Step 4 — slipper face pressure on the loaded guide bar:
At the low end, 40 RPM trial running, vrub,low = 0.475 m/s — slow enough that the oil wick has all the time it needs to wet the bar and you can almost see individual drops bead behind the slipper. Side thrust is unchanged because thrust depends on cylinder pressure not speed, so pside still sits at 0.24 MPa. At the high end, 140 RPM showpiece burst, vrub,high = 1.66 m/s. That's getting toward the upper limit for a wick-fed whitemetal slipper running on saturated steam-cylinder oil — above about 2 m/s you really want a forced drip or splash feed or the film breaks at the stroke ends.
Result
Nominal rubbing speed comes out at 0. 95 m/s with a side-thrust bearing pressure of 0.24 MPa (35 psi) — both well inside the safe envelope for a whitemetal slipper on a hardened guide bar with wick lubrication. At 40 RPM the engine feels almost silent at the guide, with no detectable bar warmth even after an hour of running; at 80 RPM the bar runs lukewarm, maybe 30°C above ambient; at 140 RPM expect the bar to reach 50–60°C and you'll smell the cylinder oil working. If you measure a bar temperature above 70°C at nominal speed, the most likely causes are: (1) slipper-to-bar clearance set under 0.05 mm cold so thermal growth is pinching the shoe, (2) the upper oil pot wick clogged or the drip rate set too low — check for a wet trail behind the slipper, or (3) the guide bars not parallel to the cylinder axis within 0.025 mm/m so the slipper is edge-loading on one corner, which you'll see as a polished band on one edge of the whitemetal face.
When to Use a Steam Engine Guides (form 2) and When Not To
Form 2 bar guides aren't the only way to constrain a crosshead. Trough guides (form 1) and parallel-motion linkages (Watt or Scott-Russell) solve the same problem with different compromises. Here's how they stack up on the dimensions that matter when you're specifying or restoring an engine.
| Property | Form 2 Bar Guides | Trough (Form 1) Guides | Parallel Motion Linkage |
|---|---|---|---|
| Max rubbing speed before film breakdown | ~2.0 m/s with wick feed, 4 m/s with forced lube | ~1.5 m/s — narrower oil-retention area | Not applicable — pivot bearings only |
| Side-thrust capacity (typical slipper) | 0.3–0.5 MPa sustained | 0.2–0.3 MPa sustained | Limited by pin bearing area, ~0.5 MPa |
| Reversibility | Excellent — constrains in both directions | Poor - relies on gravity to seat slipper | Excellent |
| Maintenance interval (re-shim or adjust) | 3,000–5,000 running hours | 5,000–8,000 hours (more wear surface) | Pin bushings, 8,000–12,000 hours |
| Setup complexity at recommissioning | Moderate — parallel within 0.025 mm/m | Simple — single machined surface | Hard — six pivots must be co-planar |
| Best application fit | Vertical, marine, locomotive, reversing | Horizontal stationary, single-direction | Beam engines, low-speed pumping engines |
| Cost to manufacture from new | Medium — two ground bars + slippers | Low — single trough | High — six-link motion + pins |
Frequently Asked Questions About Steam Engine Guides (form 2)

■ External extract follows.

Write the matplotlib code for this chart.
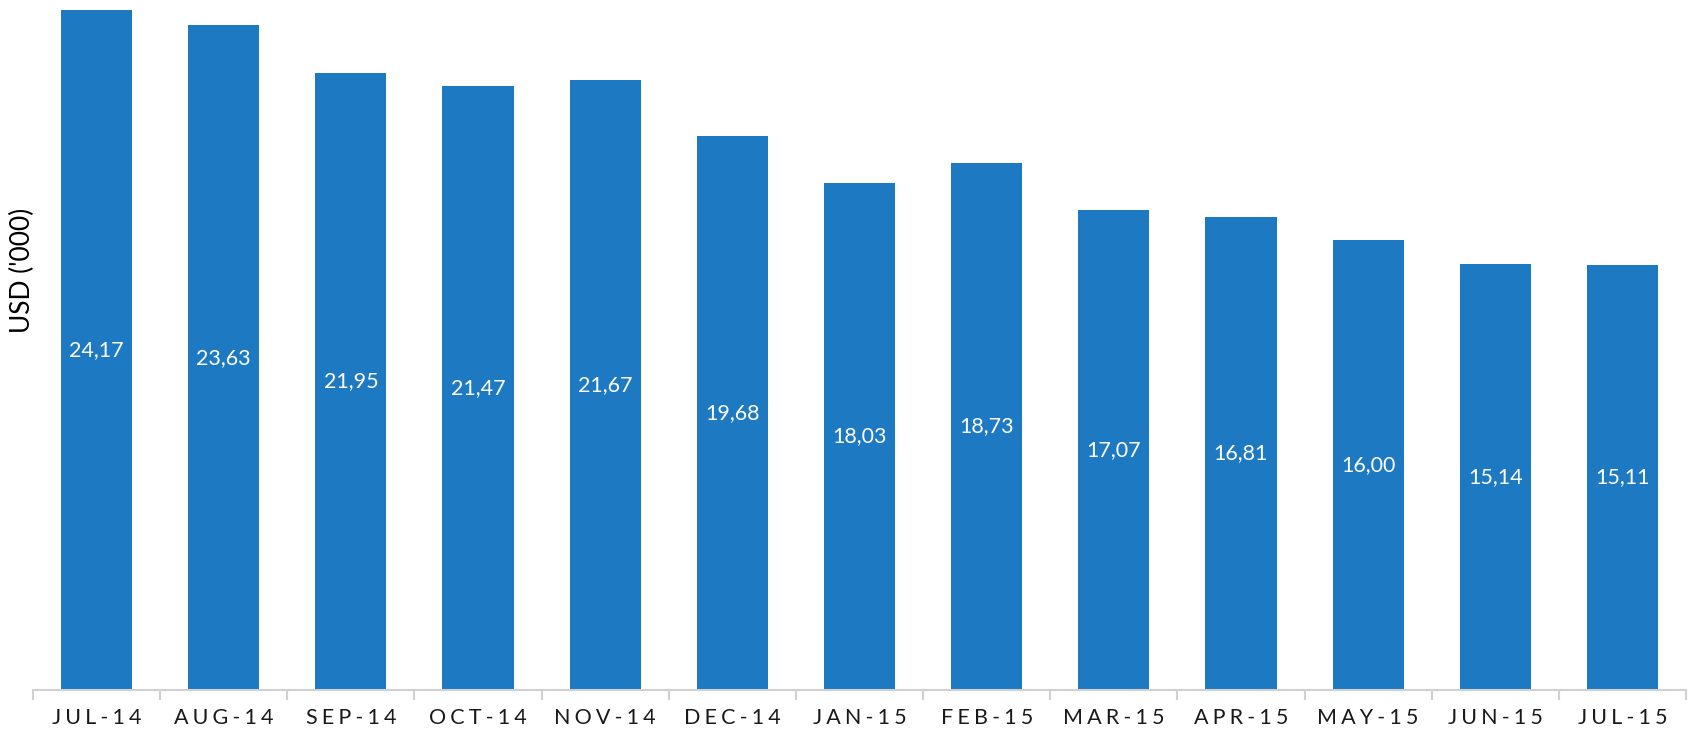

Because the connecting-rod obliquity isn't symmetric. On a horizontal engine running with the crank below the cylinder centreline, the inertia load of the reciprocating mass and the gas load combine to push the crosshead upward during the power stroke and only lightly downward during exhaust. The upper bar carries the bigger of the two side thrusts, and on a high-MEP engine the ratio can be 3:1 or more.
If you want even wear, you can re-time slightly to balance the strokes, or just accept the asymmetry and shim the upper slipper more often. Most heritage operators do the latter — every second annual inspection.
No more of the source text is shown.